L’Yonne veut rejoindre l’expérimentation

Alors que le chômage ne diminue plus et que les finances des départements sont dans le rouge, d’autres sénateurs ont exprimé leur intérêt pour un élargissement de l’expérimentation ou à tout le moins le besoin de trouver enfin une solution au problème du financement du RSA. Car les départements "n’en peuvent plus", comme l’a souligné la sénatrice communiste de la Loire, Cécile Cukierman. 

Outre le socialiste et élu de la Sarthe Thierry Cozic, à l’origine de l’un des amendements, le sénateur Renaissance de l’Yonne Jean-Baptiste Lemoyne s’est lui aussi exprimé en faveur de l’élargissement de l’expérimentation à d’autres départements, la qualifiant de "bouffée d’oxygène". 

Le président divers droite de l’Yonne, Grégory Dorte, a envoyé en décembre un courrier à Matignon demandant de rejoindre l’expérimentation en raison du coût "exorbitant" du RSA (60 millions d’euros) dont 50% n’est pas compensé par l’État, souligne-t-il auprès de Localtis : "On est vraiment dans une logique de guichet et les départements sont peu associés aux évolutions du dispositif. Si je ne décide de rien, je ne veux plus payer."

Un groupe de travail État-Départements

Lors du vote, le ministre délégué auprès de la ministre de l’Action et des Comptes publics, David Amiel, a reconnu le besoin d’une "réforme structurelle des compétences sociales" pour "l’ensemble du territoire". 

Après avoir annoncé un projet de loi sur l’allocation sociale unique (lire notre article), le Premier ministre Sébastien Lecornu s’est engagé, dans un courrier adressé aux départements, à aborder la "recentralisation" du financement du RSA dans le cadre d’un groupe de travail Etat-départements.
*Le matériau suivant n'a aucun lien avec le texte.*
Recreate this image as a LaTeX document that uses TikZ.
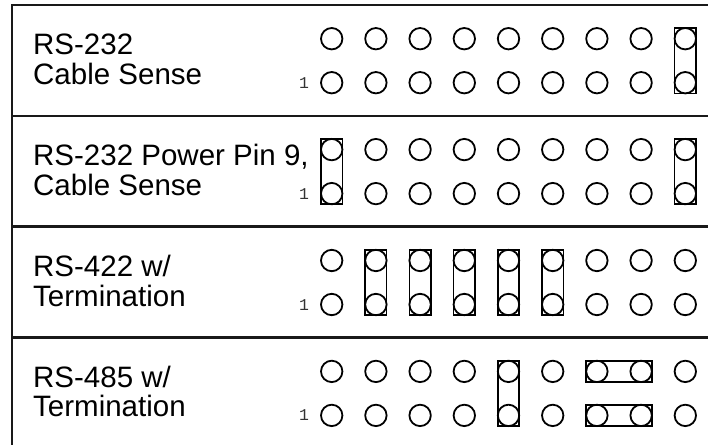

Alors qu’aux Assises de Départements de France à Albi, il semblait pourtant vouloir évacuer la question (lire notre article). 

Qu’en sera-t-il ? Sur LinkedIn et X, la ministre de l’Aménagement du territoire et de la Décentralisation, Françoise Gatel, a en tout cas affiché ce point de discussion lors de sa rencontre, vendredi 12 décembre, avec le président du département de la Loire-Atlantique, Michel Ménard.